Michael Ryan
Fencing
BIOGRAPHY
Michael Ryan competed in the individual foil, épée and sabre at the 1964 Tokyo Olympic Games, qualifying from his first-round pool in the foil before his elimination – a Games at which the absence of a coach or manager placed both Irish fencers at a significant disadvantage against opponents with decades of continuous international experience.

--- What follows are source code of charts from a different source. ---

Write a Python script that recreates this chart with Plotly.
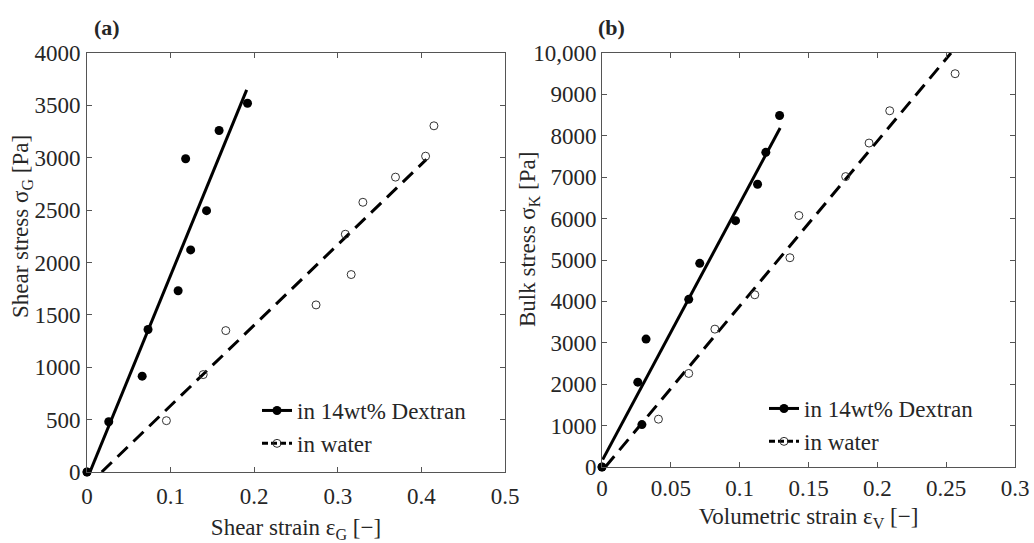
import plotly.graph_objects as go

# ---------------- Data: panel (a) shear ----------------
shear_dex_x = [0.0, 0.026, 0.066, 0.073, 0.109, 0.118, 0.124, 0.143, 0.158, 0.192]
shear_dex_y = [0, 480, 915, 1360, 1730, 2990, 2120, 2495, 3260, 3520]
shear_wat_x = [0.0, 0.095, 0.139, 0.166, 0.274, 0.309, 0.316, 0.330, 0.369, 0.405, 0.415]
shear_wat_y = [0, 490, 930, 1350, 1595, 2270, 1885, 2575, 2815, 3015, 3305]
shear_fit_dex_x = [0.0035, 0.191]
shear_fit_dex_y = [0, 3648]
shear_fit_wat_x = [0.0176, 0.406]
shear_fit_wat_y = [0, 2985]

# ---------------- Data: panel (b) bulk ----------------
bulk_dex_x = [0.0, 0.026, 0.029, 0.032, 0.063, 0.071, 0.097, 0.113, 0.119, 0.129]
bulk_dex_y = [0, 2050, 1025, 3090, 4050, 4920, 5950, 6830, 7600, 8490]
bulk_wat_x = [0.0, 0.041, 0.063, 0.082, 0.111, 0.1365, 0.143, 0.177, 0.194, 0.209, 0.2565]
bulk_wat_y = [0, 1155, 2260, 3330, 4160, 5055, 6075, 7015, 7825, 8605, 9500]
bulk_fit_dex_x = [0.0005, 0.1294]
bulk_fit_dex_y = [180, 8190]
bulk_fit_wat_x = [0.0024, 0.2535]
bulk_fit_wat_y = [0, 10000]

# ---------------- Ticks ----------------
a_xticks = [0, 0.1, 0.2, 0.3, 0.4, 0.5]
a_xtext = ["0", "0.1", "0.2", "0.3", "0.4", "0.5"]
a_yticks = [0, 500, 1000, 1500, 2000, 2500, 3000, 3500, 4000]
a_ytext = ["0", "500", "1000", "1500", "2000", "2500", "3000", "3500", "4000"]
b_xticks = [0, 0.05, 0.1, 0.15, 0.2, 0.25, 0.3]
b_xtext = ["0", "0.05", "0.1", "0.15", "0.2", "0.25", "0.3"]
b_yticks = [0, 1000, 2000, 3000, 4000, 5000, 6000, 7000, 8000, 9000, 10000]
b_ytext = ["0", "1000", "2000", "3000", "4000", "5000", "6000", "7000", "8000", "9000", "10,000"]

legend_names = ["in 14wt% Dextran", "in water"]
a_ytitle = "Shear stress σ<sub>G</sub> [Pa]"
b_ytitle = "Bulk stress σ<sub>K</sub> [Pa]"

FONT = "Liberation Serif"
TXT = "#262626"
AX = "#555555"
LW = 3
DASH = "14px,8px"

fig = go.Figure()

def add_panel(xa, ya, leg, dx, dy, wx, wy, fdx, fdy, fwx, fwy):
    fig.add_trace(go.Scatter(x=fdx, y=fdy, mode="lines", xaxis=xa, yaxis=ya,
                             line=dict(color="black", width=LW), showlegend=False,
                             cliponaxis=False))
    fig.add_trace(go.Scatter(x=fwx, y=fwy, mode="lines", xaxis=xa, yaxis=ya,
                             line=dict(color="black", width=LW, dash=DASH), showlegend=False,
                             cliponaxis=False))
    fig.add_trace(go.Scatter(x=wx, y=wy, mode="markers", xaxis=xa, yaxis=ya,
                             marker=dict(symbol="circle-open", size=8, color="#333",
                                         line=dict(width=1)),
                             showlegend=False, cliponaxis=False))
    fig.add_trace(go.Scatter(x=dx, y=dy, mode="markers", xaxis=xa, yaxis=ya,
                             marker=dict(symbol="circle", size=9, color="black"),
                             showlegend=False, cliponaxis=False))
    # legend entries
    fig.add_trace(go.Scatter(x=[None], y=[None], mode="lines+markers", xaxis=xa, yaxis=ya,
                             name=legend_names[0], legend=leg,
                             line=dict(color="black", width=LW),
                             marker=dict(symbol="circle", size=9, color="black")))
    fig.add_trace(go.Scatter(x=[None], y=[None], mode="lines+markers", xaxis=xa, yaxis=ya,
                             name=legend_names[1], legend=leg,
                             line=dict(color="black", width=LW, dash="6px,3px"),
                             marker=dict(symbol="circle-open", size=8, color="#333",
                                         line=dict(width=1))))

add_panel("x", "y", "legend", shear_dex_x, shear_dex_y, shear_wat_x, shear_wat_y,
          shear_fit_dex_x, shear_fit_dex_y, shear_fit_wat_x, shear_fit_wat_y)
add_panel("x2", "y2", "legend2", bulk_dex_x, bulk_dex_y, bulk_wat_x, bulk_wat_y,
          bulk_fit_dex_x, bulk_fit_dex_y, bulk_fit_wat_x, bulk_fit_wat_y)

W, H = 1034, 543

def axis(domain, rng, tv, tt, title, anchor, standoff, tls):
    d = dict(domain=domain, range=rng, tickvals=tv, ticktext=tt, anchor=anchor,
             showline=True, mirror="ticks", linecolor=AX, linewidth=1,
             ticks="inside", ticklen=5, tickcolor=AX, tickwidth=1,
             showgrid=False, zeroline=False, automargin=False,
             tickfont=dict(family=FONT, size=23, color=TXT),
             ticklabelstandoff=tls)
    if title:
        d["title"] = dict(text=title, font=dict(family=FONT, size=23, color=TXT),
                          standoff=standoff)
    return d

def ytitle(text, xpx, ypx):
    return dict(text=text, x=xpx / W, y=1 - ypx / H, xref="paper", yref="paper",
                xanchor="center", yanchor="middle", textangle=-90, showarrow=False,
                font=dict(family=FONT, size=23, color=TXT))

fig.update_layout(
    width=W, height=H,
    margin=dict(l=0, r=0, t=0, b=0, autoexpand=False),
    plot_bgcolor="white", paper_bgcolor="white",
    font=dict(family=FONT, color=TXT),
    xaxis=axis([87 / W, 505 / W], [0, 0.5], a_xticks, a_xtext,
               "Shear strain ε<sub>G</sub> [−]", "y", 18, 3),
    yaxis=axis([1 - 472 / H, 1 - 53 / H], [0, 4000], a_yticks, a_ytext,
               None, "x", 0, 1),
    xaxis2=axis([602 / W, 1015 / W], [0, 0.3], b_xticks, b_xtext,
                "Volumetric strain ε<sub>V</sub> [−]", "y2", 8, 0),
    yaxis2=axis([1 - 467 / H, 1 - 53 / H], [0, 10000], b_yticks, b_ytext,
                None, "x2", 0, 0),
    legend=dict(x=257 / W, y=1 - 389 / H, xanchor="left", yanchor="top",
                bgcolor="rgba(0,0,0,0)", font=dict(family=FONT, size=23, color=TXT),
                itemwidth=30, tracegroupgap=0),
    legend2=dict(x=764 / W, y=1 - 387 / H, xanchor="left", yanchor="top",
                 bgcolor="rgba(0,0,0,0)", font=dict(family=FONT, size=23, color=TXT),
                 itemwidth=30, tracegroupgap=0),
    annotations=[
        dict(text="<b>(a)</b>", x=107 / W, y=1 - 28 / H, xref="paper", yref="paper",
             xanchor="center", yanchor="middle",
             showarrow=False, font=dict(family=FONT, size=22, color=TXT)),
        dict(text="<b>(b)</b>", x=611 / W, y=1 - 28 / H, xref="paper", yref="paper",
             xanchor="center", yanchor="middle",
             showarrow=False, font=dict(family=FONT, size=22, color=TXT)),
        ytitle(a_ytitle, 22, 227),
        ytitle(b_ytitle, 529, 240),
    ],
)

fig.write_html("out.html")
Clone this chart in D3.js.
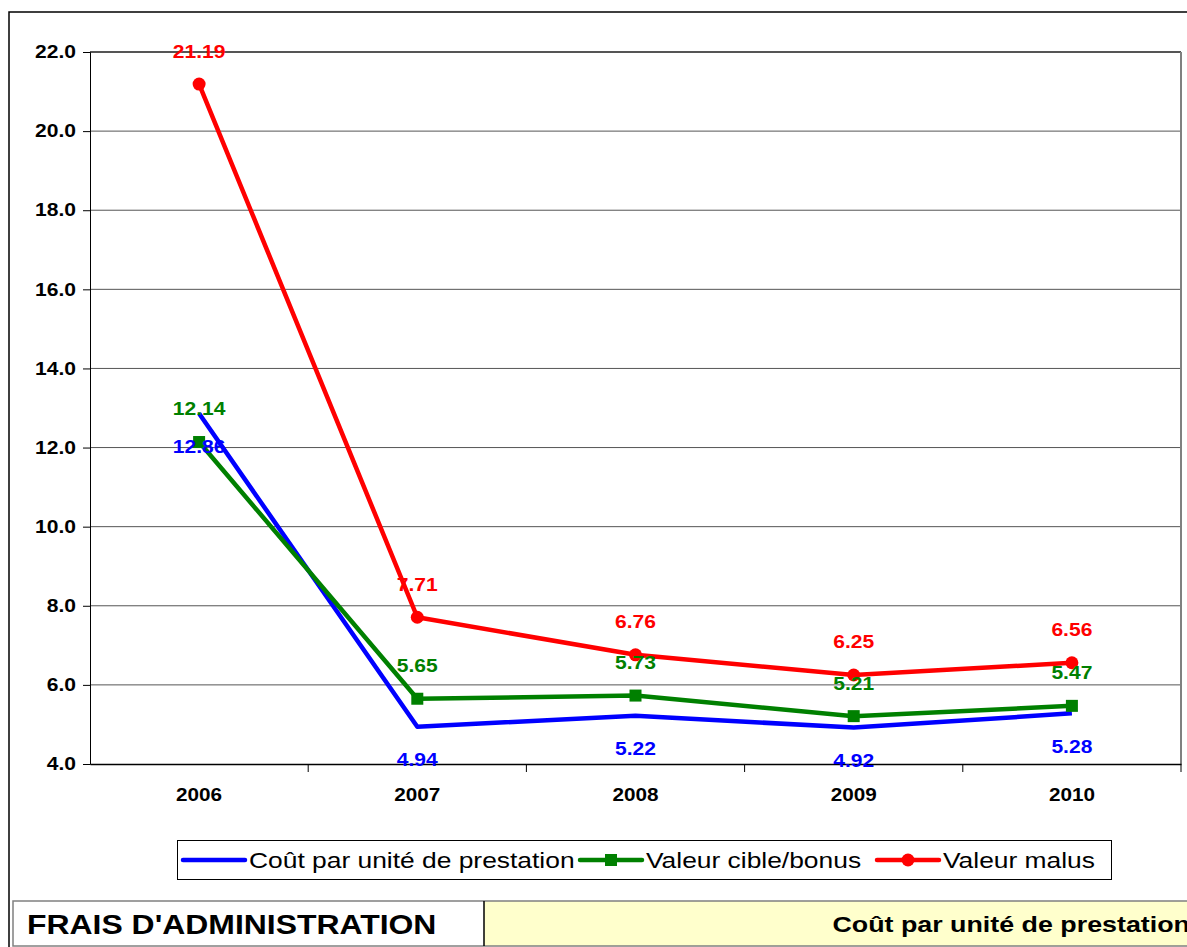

Ryan’s path to fencing was through a sunflower stalk sword fight on the front lawn of the family home in Drumcondra: his parents, seeking a sport to engage their children, found an advertisement for fencing in the Evening Press and enrolled the sixteen-year-old Michael at the Betty Robbins Associated Arts Academy on Grafton Street, where the coach was the celebrated Paddy Duffy.
Ryan’s progress was remarkable: he switched to the épée with exceptional results, winning the national épée title in 1962 and retaining it in 1963, and in 1964 won thirteen of his fifteen fights at the quadrangular internationals and won the Irish Open title. At the time of Tokyo he was studying mathematics and theoretical physics at UCD. He and John Bouchier-Hayes both achieved top-sixteen finishes at the 1963 World Junior Championships in Ghent – a first for Irish fencing.
He went on to compete at the 1968 Mexico City Olympics.